Jacoby’s mother, Lori, was diagnosed with brain cancer in April 2008 and died a year later. In January 2011, Kaitlyn’s father, Kevin, was diagnosed with stage 4 lung cancer. He died just one month later.

“I just remember saying, ‘this can’t be happening,’” she said. “I was 12 when my mom was diagnosed, and I couldn’t wrap my mind around what was going on. It was like a dream. After that, Dad and I became really close … I knew it was cancer, but I didn’t realize it was stage 4. It was devastating.”

Jacoby became a ward of the state and lived with a friend while finishing her sophomore year in high school in Hoover. She then moved to Iowa, where her sister, Adriane, became her legal guardian.

“I took care of Mom when she got sick, and Dad traveled a lot for work, and all of that kicked back in when he got sick,” she said. “I knew it was hard for him to see me go through it again, but I wanted to show him I’d be OK. So everything didn’t really hit me until later.”

Jacoby said her two older sisters, Adriane and Allison, help fill the void for moments where families are typically united, like birthdays and holidays. But moments as wonted as hearing friends chatting with their parents on the phone or hearing a song by her father’s favorite artist – Frank Sinatra – can elicit memories, both happy and sad.

And as commencement draws nearer, Jacoby expects to run a gamut of emotions. Part of her desire to return to Alabama and attend UA was influenced by her father’s affinity for the school and campus.

“I still have my father’s voicemails and still listen to those occasionally,” she said. “Whenever we get a chance to go out to Pennsylvania – where they’re buried – we visit.

Kaitlyn Jacoby, seen here in a photo with her late father, Kevin.

“My sisters and I talk about my parents a lot, which helps, but the holidays are especially hard to come through. And with graduation coming up … neither were at my high school graduation.”

Since her parents died, Jacoby has been keen to help create the same support systems that helped her through the losses and aided in her path to graduation.

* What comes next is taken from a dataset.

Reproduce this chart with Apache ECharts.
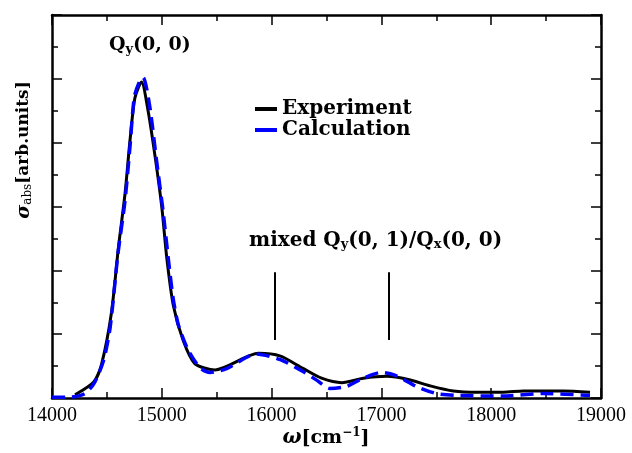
<!DOCTYPE html>
<html>
<head>
<meta charset="utf-8">
<script src="https://cdn.jsdelivr.net/npm/echarts@6/dist/echarts.min.js"></script>
<style>
  html, body { margin: 0; padding: 0; background: #fff; }
  #chart { width: 632px; height: 453px; }
</style>
</head>
<body>
<div id="chart"></div>
<script>
// measured spectrum (black)
var expX = [14210, 14380, 14450, 14540, 14605, 14665, 14710, 14755, 14815, 14875, 14940, 15000, 15045, 15105, 15195, 15300, 15485, 15880, 16075, 16290, 16455, 16640, 16835, 17050, 17245, 17445, 17655, 17870, 18110, 18295, 18655, 18900];
var expY = [0.05, 0.25, 0.52, 1.32, 2.36, 3.2, 4.03, 4.7, 4.95, 4.5, 3.77, 2.99, 2.2, 1.45, 0.9, 0.54, 0.44, 0.70, 0.66, 0.46, 0.31, 0.24, 0.31, 0.34, 0.29, 0.19, 0.11, 0.09, 0.09, 0.11, 0.11, 0.09];

// calculated spectrum (blue dashed)
var calcX = [14000, 14150, 14300, 14390, 14470, 14530, 14600, 14665, 14710, 14750, 14800, 14830, 14890, 14950, 15010, 15055, 15100, 15150, 15240, 15350, 15440, 15590, 15860, 16080, 16290, 16410, 16530, 16680, 16835, 17000, 17120, 17320, 17500, 17690, 18100, 18480, 18900];
var calcY = [0.01, 0.01, 0.07, 0.25, 0.59, 1.11, 2.25, 3.09, 3.93, 4.72, 4.97, 5.02, 4.57, 3.75, 2.95, 2.25, 1.6, 1.15, 0.75, 0.47, 0.40, 0.46, 0.69, 0.60, 0.41, 0.28, 0.15, 0.18, 0.31, 0.40, 0.36, 0.18, 0.07, 0.04, 0.03, 0.07, 0.04];

// vertical markers
var markerX = [16030, 17070];
var markerLow = 0.91;
var markerHigh = 1.97;

var xTicks = [14000, 15000, 16000, 17000, 18000, 19000];

function pairs(xs, ys) {
    var out = [];
    for (var i = 0; i < xs.length; i++) out.push([xs[i], ys[i]]);
    return out;
}

var serifB = 'DejaVu Serif';
var chart = echarts.init(document.getElementById('chart'));

var frameX = {
    type: 'value', min: xTicks[0], max: xTicks[xTicks.length - 1], interval: 1000,
    axisLine: { show: true, onZero: false, lineStyle: { color: '#000', width: 2.5 } },
    axisTick: { show: true, inside: true, length: 10, lineStyle: { color: '#000', width: 1.5 } },
    minorTick: { show: true, splitNumber: 2, length: 6, lineStyle: { color: '#000', width: 1.5 } },
    splitLine: { show: false }
};
var frameY = {
    type: 'value', min: 0, max: 6, interval: 1,
    axisLine: { show: true, onZero: false, lineStyle: { color: '#000', width: 2.5 } },
    axisTick: { show: true, inside: true, length: 10, lineStyle: { color: '#000', width: 1.5 } },
    minorTick: { show: true, splitNumber: 2, length: 6, lineStyle: { color: '#000', width: 1.5 } },
    axisLabel: { show: false },
    splitLine: { show: false }
};

var markLines = [];
markerX.forEach(function (x) {
    markLines.push([{ coord: [x, markerLow] }, { coord: [x, markerHigh] }]);
});

var subStyle = { fontSize: 13, fontWeight: 'bold', fontFamily: serifB, verticalAlign: 'bottom', padding: [8, 0, 0, 0] };

option = {
    animation: false,
    backgroundColor: '#fff',
    grid: { left: 52, right: 31, top: 15, bottom: 55 },
    xAxis: [
        Object.assign({}, frameX, {
            position: 'bottom',
            axisLabel: {
                show: true, margin: 8, fontFamily: 'Liberation Serif', fontSize: 20, color: '#000',
                formatter: function (v) { return String(v); }
            }
        }),
        Object.assign({}, frameX, { position: 'top', axisLabel: { show: false } })
    ],
    yAxis: [
        Object.assign({}, frameY, { position: 'left' }),
        Object.assign({}, frameY, { position: 'right' })
    ],
    legend: {
        orient: 'vertical',
        left: 250,
        top: 94,
        itemGap: 1,
        itemWidth: 22,
        itemHeight: 4,
        icon: 'rect',
        textStyle: { fontFamily: serifB, fontWeight: 'bold', fontSize: 20, color: '#000' },
        data: ['Experiment', 'Calculation']
    },
    series: [
        {
            name: 'Experiment',
            type: 'line',
            smooth: 0.25,
            showSymbol: false,
            data: pairs(expX, expY),
            itemStyle: { color: '#000' },
            lineStyle: { color: '#000', width: 3 },
            markLine: {
                silent: true,
                symbol: 'none',
                label: { show: false },
                lineStyle: { color: '#000', width: 2, type: 'solid' },
                data: markLines
            }
        },
        {
            name: 'Calculation',
            type: 'line',
            smooth: 0.25,
            showSymbol: false,
            data: pairs(calcX, calcY),
            itemStyle: { color: '#0000ff' },
            lineStyle: { color: '#0000ff', width: 3.5, type: [13, 7] }
        }
    ],
    graphic: [
        {
            type: 'text', left: 109, top: 36,
            style: {
                text: 'Q{sub|y}(0, 0)',
                font: 'bold 19px "DejaVu Serif"', fill: '#000',
                rich: { sub: subStyle }
            }
        },
        {
            type: 'text', left: 249, top: 231,
            style: {
                text: 'mixed Q{sub|y}(0, 1)/Q{sub|x}(0, 0)',
                font: 'bold 20px "DejaVu Serif"', fill: '#000',
                rich: { sub: subStyle }
            }
        },
        {
            type: 'text', x: 326, y: 438,
            style: {
                text: '{w|ω}[cm{sup|−1}]',
                font: 'bold 19px "DejaVu Serif"', fill: '#000', align: 'center', verticalAlign: 'middle',
                rich: {
                    w: { fontSize: 20, fontStyle: 'italic', fontWeight: 'bold', fontFamily: serifB },
                    sup: { fontSize: 12, fontWeight: 'bold', fontFamily: serifB, verticalAlign: 'top', padding: [0, 0, 10, 0] }
                }
            }
        },
        {
            type: 'text', x: 24, y: 150, rotation: Math.PI / 2,
            style: {
                text: '{s|σ}{sub|abs}[arb.units]',
                font: 'bold 17px "DejaVu Serif"', fill: '#000', align: 'center', verticalAlign: 'middle',
                rich: {
                    s: { fontSize: 19, fontStyle: 'italic', fontWeight: 'bold', fontFamily: serifB },
                    sub: { fontSize: 12, fontFamily: serifB, verticalAlign: 'bottom', padding: [8, 0, 0, 0] }
                }
            }
        }
    ]
};

chart.setOption(option);
</script>
</body>
</html>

She was a member of Alabama Reach, a UA support program for foster youths, orphans and homeless youths, which introduced her to other UA students with similar backgrounds.

Jacoby was director of UA’s branch of Camp Kesem, an organization that funds and runs a summer camp for children whose parents are battling cancer.

She is currently seeking a child life specialist internship for summer 2018, a requirement for a second bachelor’s degree that would allow her to work directly with children in a hospital setting. She spent Fall Semester 2017 interning at UA’s RISE Center, a school for infants and preschoolers with and without special needs.

“The experience with my parents had a great influence on my major,” she said. “Some people who’d gone through that may steer clear from hospitals and sick people, but it only pushed me closer. I love being in hospitals and making a difference in people’s lives.

“Being so young and having to take care of my mother, doing things most 12-year-olds wouldn’t do, and for it to happen again with my father, really pushed me to the medical field. Even with teaching, you’re helping people learn and grow, and both of my majors really reflect my life story and how I came up, how I went through trauma, but how it’s reflected in a positive light.”